Las personas queers, por otro lado, son los infelices por antonomasia. Al seguir una orientación sexual desviada, tener una identidad de género no binaria, desarrollar afectos fuera de la moralidad correcta, no tienen otro destino que la infelicidad. Solamente el recto camino tiene su monopolio. Una persona queer feliz sólo es posible si se le instrumentaliza dentro de la heteronormatividad, tal como la homosexualidad aceptada y legalizada hoy en día. De allí que Babadook sea un personaje asimilado como queer: en toda familia con un miembro queer es como si un monstruo se hubiera instalado en ella.

… la propia experiencia de la inmigración está basada en una estructura de duelo. Cuando se deja el país de origen, ya sea voluntaria o involuntariamente, es preciso hacer el duelo por todo un conjunto de pérdidas, concretas y abstractas, entre las que se cuentan la patria, la familia, el lenguaje, la identidad, la propiedad e incluso el propio estatus dentro de la comunidad.

—Sara Ahmed citando A dialogue on Racial Melancholia de David L. Eng y Shinhee Han

Migrar implica pérdida y por tanto duelo. Sin embargo, la sociedad de acogida le insiste al migrante que debería sentirse feliz y agradecido por su afortunada condición. Cuando el objeto perdido desaparece de la consciencia, mas no el sentimiento de pérdida, entonces se habla de melancolía. Entonces, los migrantes de primera generación son, por lo general, melancólicos: añoran lo que ya no está y no saben con exactitud qué es. Las sociedades desarrolladas apuntan entonces sus baterías ideológicas a los migrantes de segunda generación, para evitar que hereden dicha melancolía, ya que es un posible espacio para la radicalización terrorista, particularmente en el caso de los musulmanes.

El capítulo quinto habla sobre futuros felices. O su inexistencia. La felicidad se presenta como una promesa, se mueve hacia adelante si se hace lo correcto. Sin embargo, hoy en día, el horizonte de esta promesa sólo existe hasta el futuro inmediato. Hoy en día ya no es posible imaginar utopías, sólo distopías. Repitiendo a Fredric Jameson, parece «más fácil imaginar el fin del mundo que el fin del capitalismo». La felicidad, por sí misma, es incapaz de ofrecer confianza en la humanidad en el largo plazo.

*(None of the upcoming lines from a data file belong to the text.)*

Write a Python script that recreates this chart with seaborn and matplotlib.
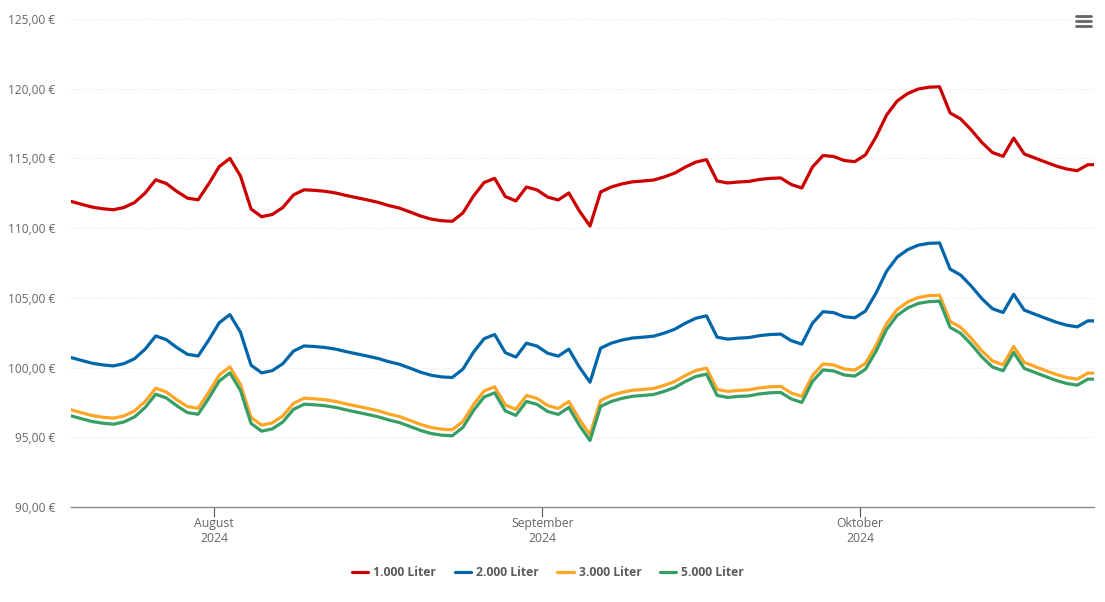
import matplotlib
matplotlib.use('Agg')
import matplotlib.pyplot as plt
import matplotlib.lines as mlines
import seaborn as sns
import pandas as pd

# daily prices, last point is the partial day at the right edge
dates = list(pd.date_range('2024-07-18 12:00', periods=97, freq='D')) + [pd.Timestamp('2024-10-23 02:00')]

liter_1000 = [111.92,111.71,111.51,111.39,111.32,111.48,111.84,112.52,113.47,113.2,
    112.63,112.15,112.03,113.17,114.42,115.0,113.74,111.37,110.82,110.98,
    111.48,112.38,112.75,112.71,112.64,112.52,112.34,112.18,112.02,111.85,
    111.62,111.44,111.16,110.87,110.65,110.53,110.49,111.09,112.3,113.27,
    113.57,112.27,111.95,112.95,112.74,112.23,112.02,112.52,111.23,110.15,
    112.59,112.95,113.17,113.32,113.38,113.45,113.67,113.95,114.38,114.74,
    114.91,113.38,113.24,113.31,113.35,113.49,113.57,113.6,113.13,112.88,
    114.38,115.21,115.14,114.85,114.77,115.25,116.54,118.11,119.12,119.66,
    119.98,120.11,120.14,118.26,117.83,117.04,116.14,115.42,115.15,116.46,
    115.32,115.03,114.74,114.46,114.24,114.12,114.55,114.55]

liter_2000 = [100.72,100.51,100.31,100.19,100.12,100.28,100.64,101.32,102.27,102.0,
    101.43,100.95,100.83,101.97,103.22,103.8,102.54,100.17,99.62,99.78,
    100.28,101.18,101.55,101.51,101.44,101.32,101.14,100.98,100.82,100.65,
    100.42,100.24,99.96,99.67,99.45,99.33,99.29,99.89,101.1,102.07,
    102.37,101.07,100.75,101.75,101.54,101.03,100.82,101.32,100.03,98.95,
    101.39,101.75,101.97,102.12,102.18,102.25,102.47,102.75,103.18,103.54,
    103.71,102.18,102.04,102.11,102.15,102.29,102.37,102.4,101.93,101.68,
    103.18,104.01,103.94,103.65,103.57,104.05,105.34,106.91,107.92,108.46,
    108.78,108.91,108.94,107.06,106.63,105.84,104.94,104.22,103.95,105.26,
    104.12,103.83,103.54,103.26,103.04,102.92,103.35,103.35]

liter_3000 = [96.97,96.76,96.56,96.44,96.37,96.53,96.89,97.57,98.52,98.25,
    97.68,97.2,97.08,98.22,99.47,100.05,98.79,96.42,95.87,96.03,
    96.53,97.43,97.8,97.76,97.69,97.57,97.39,97.23,97.07,96.9,
    96.67,96.49,96.21,95.92,95.7,95.58,95.54,96.14,97.35,98.32,
    98.62,97.32,97.0,98.0,97.79,97.28,97.07,97.57,96.28,95.2,
    97.64,98.0,98.22,98.37,98.43,98.5,98.72,99.0,99.43,99.79,
    99.96,98.43,98.29,98.36,98.4,98.54,98.62,98.65,98.18,97.93,
    99.43,100.26,100.19,99.9,99.82,100.3,101.59,103.16,104.17,104.71,
    105.03,105.16,105.19,103.31,102.88,102.09,101.19,100.47,100.2,101.51,
    100.37,100.08,99.79,99.51,99.29,99.17,99.6,99.6]

liter_5000 = [96.54,96.33,96.13,96.01,95.94,96.1,96.46,97.14,98.09,97.82,
    97.25,96.77,96.65,97.79,99.04,99.62,98.36,95.99,95.44,95.6,
    96.1,97.0,97.37,97.33,97.26,97.14,96.96,96.8,96.64,96.47,
    96.24,96.06,95.78,95.49,95.27,95.15,95.11,95.71,96.92,97.89,
    98.19,96.89,96.57,97.57,97.36,96.85,96.64,97.14,95.85,94.77,
    97.21,97.57,97.79,97.94,98.0,98.07,98.29,98.57,99.0,99.36,
    99.53,98.0,97.86,97.93,97.97,98.11,98.19,98.22,97.75,97.5,
    99.0,99.83,99.76,99.47,99.39,99.87,101.16,102.73,103.74,104.28,
    104.6,104.73,104.76,102.88,102.45,101.66,100.76,100.04,99.77,101.08,
    99.94,99.65,99.36,99.08,98.86,98.74,99.17,99.17]

series_names = ['1.000 Liter', '2.000 Liter', '3.000 Liter', '5.000 Liter']
colors = ['#cc0000', '#0066aa', '#ffa526', '#379e66']
y_ticks = [90, 95, 100, 105, 110, 115, 120, 125]
x_ticks = ['2024-08-01', '2024-09-01', '2024-10-01']
x_labels = ['August\n2024', 'September\n2024', 'Oktober\n2024']

sns.set_theme(style='white')
plt.rcParams['font.family'] = ['Open Sans', 'DejaVu Sans']

df = pd.DataFrame({'date': dates, '1.000 Liter': liter_1000, '2.000 Liter': liter_2000,
                   '3.000 Liter': liter_3000, '5.000 Liter': liter_5000})
long_df = df.melt(id_vars='date', var_name='menge', value_name='preis')

W, H = 1105, 602
fig = plt.figure(figsize=(W / 100, H / 100), dpi=100)
ax = fig.add_axes([71 / W, 1 - 507 / H, (1094 - 71) / W, (507 - 19) / H])

sns.lineplot(data=long_df, x='date', y='preis', hue='menge', hue_order=series_names,
             palette=colors, linewidth=2.3, ax=ax, legend=False, errorbar=None,
             solid_joinstyle='round', solid_capstyle='round')

ax.set_xlim(pd.Timestamp('2024-07-18 12:00'), pd.Timestamp('2024-10-23 02:00'))
ax.set_ylim(90, 125)
ax.set_xlabel('')
ax.set_ylabel('')

ax.set_yticks(y_ticks)
ax.set_yticklabels([f'{v},00 €' for v in y_ticks])
ax.set_xticks(pd.to_datetime(x_ticks))
ax.set_xticklabels(x_labels, linespacing=1.25)
ax.tick_params(axis='y', length=0, pad=11.4, labelsize=8.6, labelcolor='#666666')
ax.tick_params(axis='x', length=7.5, width=0.8, color='#555555', pad=-0.6, labelsize=8.8,
               labelcolor='#666666', bottom=True)

ax.grid(True, axis='y', color='#e6e6e6', linewidth=0.7, linestyle=(0, (1, 1.5)))
ax.set_axisbelow(True)
sns.despine(ax=ax, left=True, top=True, right=True)
ax.spines['bottom'].set_color('#888888')
ax.spines['bottom'].set_linewidth(1.0)

handles = [mlines.Line2D([], [], color=c, linewidth=2.3, solid_capstyle='round') for c in colors]
leg = fig.legend(handles, series_names, ncol=4, loc='center', bbox_to_anchor=(548 / W, 1 - 573 / H),
                 frameon=False, handlelength=1.35, handletextpad=0.42, columnspacing=1.53,
                 prop={'size': 8.7, 'weight': 'bold'})
for t in leg.get_texts():
    t.set_color('#5c5c5c')

# menu icon, top right
for y_px in [16.2, 21.2, 26.2]:
    fig.add_artist(mlines.Line2D([1076 / W, 1091 / W], [1 - y_px / H, 1 - y_px / H], color='#666666',
                                 linewidth=2.0, solid_capstyle='round'))

fig.savefig('out.png', dpi=100)
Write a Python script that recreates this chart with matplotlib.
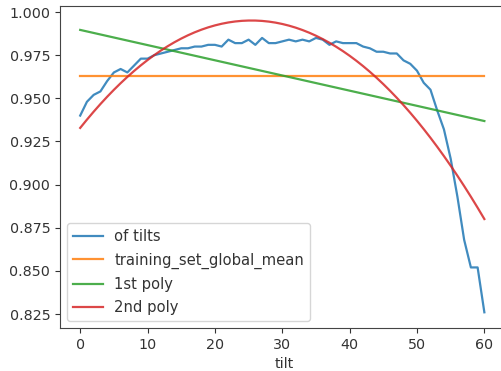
import numpy as np
import matplotlib
matplotlib.use("Agg")
import matplotlib.pyplot as plt

# accuracy per tilt angle
tilt = list(range(61))
of_tilts = [
    0.940, 0.948, 0.952, 0.954, 0.960, 0.965, 0.967, 0.965, 0.969, 0.973,
    0.973, 0.975, 0.976, 0.977, 0.978, 0.979, 0.979, 0.980, 0.980, 0.981,
    0.981, 0.980, 0.984, 0.982, 0.982, 0.984, 0.981, 0.985, 0.982, 0.982,
    0.983, 0.984, 0.983, 0.984, 0.983, 0.985, 0.984, 0.981, 0.983, 0.982,
    0.982, 0.982, 0.980, 0.979, 0.977, 0.977, 0.976, 0.976, 0.972, 0.970,
    0.966, 0.959, 0.955, 0.943, 0.932, 0.915, 0.893, 0.868, 0.852, 0.852,
    0.826,
]
training_set_global_mean = 0.963

x = np.array(tilt)
y = np.array(of_tilts)
fit1 = np.polyval(np.polyfit(x, y, 1), x)
fit2 = np.polyval(np.polyfit(x, y, 2), x)

plt.rcParams["font.size"] = 10.3
plt.rcParams["text.color"] = "#333333"
plt.rcParams["xtick.color"] = "#333333"
plt.rcParams["ytick.color"] = "#333333"
plt.rcParams["axes.labelcolor"] = "#333333"
plt.rcParams["axes.edgecolor"] = "#444444"

fig = plt.figure(figsize=(5.02, 3.71), dpi=100)
ax = fig.add_axes([0.1195, 0.1159, 0.895, 0.8679])
# the frame's right edge falls off the canvas
ax.spines["right"].set_visible(False)

ax.plot(x, y, label="of tilts", lw=1.6, alpha=0.85)
ax.plot(x, [training_set_global_mean] * len(x), label="training_set_global_mean", lw=1.6, alpha=0.85)
ax.plot(x, fit1, label="1st poly", lw=1.6, alpha=0.85)
ax.plot(x, fit2, label="2nd poly", lw=1.6, alpha=0.85)

ax.set_xlim(-3, 63.7)
ax.set_ylim(0.8169, 1.0035)
ax.set_xticks([0, 10, 20, 30, 40, 50, 60])
ax.set_yticks([0.825, 0.850, 0.875, 0.900, 0.925, 0.950, 0.975, 1.000])
ax.set_xlabel("tilt")
ax.legend(loc="lower left", fontsize=10.6, labelspacing=0.55)

fig.savefig("out.png", dpi=100)
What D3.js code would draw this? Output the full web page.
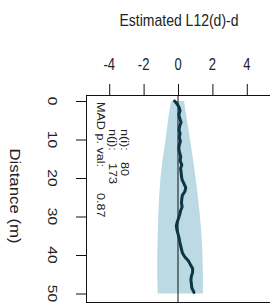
<!DOCTYPE html>
<meta charset="utf-8">
<script src="https://d3js.org/d3.v7.min.js"></script>
<style>
  body { margin: 0; background: #fff; }
  text { font-family: "Liberation Sans", Arial, sans-serif; fill: #222; }
</style>
<body>
<div id="vis"></div>
<script>
// tick values
var xTicks = [-4, -2, 0, 2, 4];
var yTicks = [0, 10, 20, 30, 40, 50];

// envelope (distance, lower, upper)
var bandDist  = [0, 5, 10, 15, 20, 25, 30, 35, 40, 45, 50];
var bandLower = [-0.41, -0.58, -0.72, -0.89, -1.02, -1.1, -1.15, -1.18, -1.21, -1.21, -1.18];
var bandUpper = [0.35, 0.52, 0.70, 0.87, 1.02, 1.16, 1.28, 1.37, 1.42, 1.45, 1.45];

// estimated L12(d)-d along distance
var lineDist = [0, 0.8, 1.5, 2.5, 3.5, 4.5, 5.5, 6.5, 7.5, 8.5, 9.5, 10.5, 11.5, 12.5, 13.5, 14.5,
  15.5, 16.6, 17.5, 18.5, 19.5, 20.5, 21.5, 22.5, 23.5, 24.5, 25.5, 26.5, 27.5, 28.5, 29.5, 30.5,
  31.5, 32.5, 33.5, 34.5, 35.5, 36.5, 37.5, 38.5, 39.5, 40.5, 41.5, 42.5, 43.5, 44.5, 45.5, 46.5,
  47.5, 48.5, 49.7];
var lineVal = [-0.2, -0.05, 0.05, 0.12, 0.05, 0.1, 0.18, 0.1, 0.06, 0.12, 0.08, 0.14, 0.07, 0.05, 0.1, 0.16,
  0.12, 0.22, 0.15, 0.18, 0.2, 0.24, 0.35, 0.45, 0.4, 0.25, 0.22, 0.2, 0.24, 0.15, 0.1, 0.03,
  -0.05, -0.1, -0.06, 0.0, 0.06, 0.1, 0.15, 0.2, 0.26, 0.4, 0.6, 0.72, 0.85, 0.85, 0.78, 0.75,
  0.78, 0.8, 0.93];

// annotation lines
var annLabels = ["n(i):", "n(j):", "MAD p. val:"];
var annValues = ["80", "173", "0.87"];

var width = 270, height = 307;
var box = {left: 86, right: 270, top: 95, bottom: 302};
var stretch = 1.2; // glyphs in the picture are a bit taller than wide

var svg = d3.select("#vis")
  .append("svg")
    .attr("width", width)
    .attr("height", height);

var x = d3.scaleLinear()
  .domain([-5.35, 5.35])
  .range([box.left, box.right]);
var y = d3.scaleLinear()
  .domain([0, 50])
  .range([101, 293.5]);

// envelope
var band = bandDist.map(function(d, i){ return {d: d, lo: bandLower[i], hi: bandUpper[i]}; });
svg.append("path")
  .datum(band)
  .attr("fill", "#bcdae3")
  .attr("d", d3.area()
    .y(function(d){ return y(d.d); })
    .x0(function(d){ return x(d.lo); })
    .x1(function(d){ return x(d.hi); }));

// zero line
svg.append("line")
  .attr("x1", x(0)).attr("x2", x(0))
  .attr("y1", box.top).attr("y2", box.bottom)
  .attr("stroke", "#111")
  .attr("stroke-width", 1);

// observed curve
var pts = lineDist.map(function(d, i){ return {d: d, v: lineVal[i]}; });
svg.append("path")
  .datum(pts)
  .attr("fill", "none")
  .attr("stroke", "#0c3645")
  .attr("stroke-width", 3)
  .attr("stroke-linejoin", "round")
  .attr("stroke-linecap", "round")
  .attr("d", d3.line()
    .x(function(d){ return x(d.v); })
    .y(function(d){ return y(d.d); }));

// box
svg.append("rect")
  .attr("x", box.left + 0.5)
  .attr("y", box.top + 0.5)
  .attr("width", box.right - box.left)
  .attr("height", box.bottom - box.top)
  .attr("fill", "none")
  .attr("stroke", "#111");

// top axis ticks
var xAxis = svg.append("g")
  .attr("transform", "translate(0," + box.top + ")")
  .call(d3.axisTop(x).tickValues(xTicks).tickSize(11).tickFormat(""));
xAxis.select(".domain").remove();
xAxis.selectAll("line").attr("stroke", "#111");
svg.selectAll(".xlab")
  .data(xTicks)
  .enter()
  .append("text")
    .attr("transform", function(d){ return "translate(" + x(d) + ",70) scale(1," + stretch + ")"; })
    .attr("text-anchor", "middle")
    .style("font-size", "13px")
    .text(function(d){ return d; });

// left axis, labels rotated
var yAxis = svg.append("g")
  .attr("transform", "translate(" + box.left + ",0)")
  .call(d3.axisLeft(y).tickValues(yTicks).tickSize(10).tickFormat(""));
yAxis.select(".domain").remove();
yAxis.selectAll("line").attr("stroke", "#111");
svg.selectAll(".ylab")
  .data(yTicks)
  .enter()
  .append("text")
    .attr("transform", function(d){ return "translate(53," + y(d) + ") scale(1," + stretch + ") rotate(90)"; })
    .attr("text-anchor", "middle")
    .attr("dy", "0.35em")
    .style("font-size", "13px")
    .text(function(d){ return d; });

// titles
svg.append("text")
  .attr("transform", "translate(179,26) scale(1," + stretch + ")")
  .attr("text-anchor", "middle")
  .style("font-size", "14px")
  .text("Estimated L12(d)-d");

svg.append("text")
  .attr("transform", "translate(15,196) scale(1," + stretch + ") rotate(90)")
  .attr("text-anchor", "middle")
  .attr("dy", "0.35em")
  .style("font-size", "14px")
  .text("Distance (m)");

// annotation (rotated)
var annX = [125, 113, 101];
var annLabelY = [129, 129, 102];
var annValueY = [162, 163, 193];
annLabels.forEach(function(t, i){
  svg.append("text")
    .attr("transform", "translate(" + annX[i] + "," + annLabelY[i] + ") scale(1," + stretch + ") rotate(90)")
    .attr("dy", "0.35em")
    .style("font-size", "10.5px")
    .text(t);
  svg.append("text")
    .attr("transform", "translate(" + annX[i] + "," + annValueY[i] + ") scale(1," + stretch + ") rotate(90)")
    .attr("dy", "0.35em")
    .style("font-size", "10.5px")
    .text(annValues[i]);
});
</script>
</body>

En muchas de las distopías existentes en el cine y la literatura, el héroe que irrumpe y trastorna el orden establecido, es una persona a quien ningún chile le embona, cuestionan, incomodan a los demás, son inconformes, melancólicos, solitarios. Tanto Bernard Marx, en Un Mundo Feliz; Winston Smith, en 1984; Lincoln Seis-Echo, en la película de la Isla, del 2005; o Z, en Antz, de 1988, son los protagonistas del cambio social (o su intento). Parece ser, por tanto, que aceptamos la infelicidad como germen de toda revolución.

La propuesta de Ahmed, a mi juicio, es hegeliana, sin adscribirse a ésta: la positividad sin negatividad, o al revés, imposibilita la superación. Es por ello la potencia revolucionaria de las feministas, queers y migrantes, en nuestras sociedades capitalistas y heteropatriarcales.

Obviamente, Ahmed no proclama la infelicidad como solución a la felicidad, sino más bien una aproximación existencialista: la apertura al momento, torne éste feliz o infeliz. La felicidad está bien como episódica, pero no tanto como horizonte, debido a su naturaleza individualista y anestésica.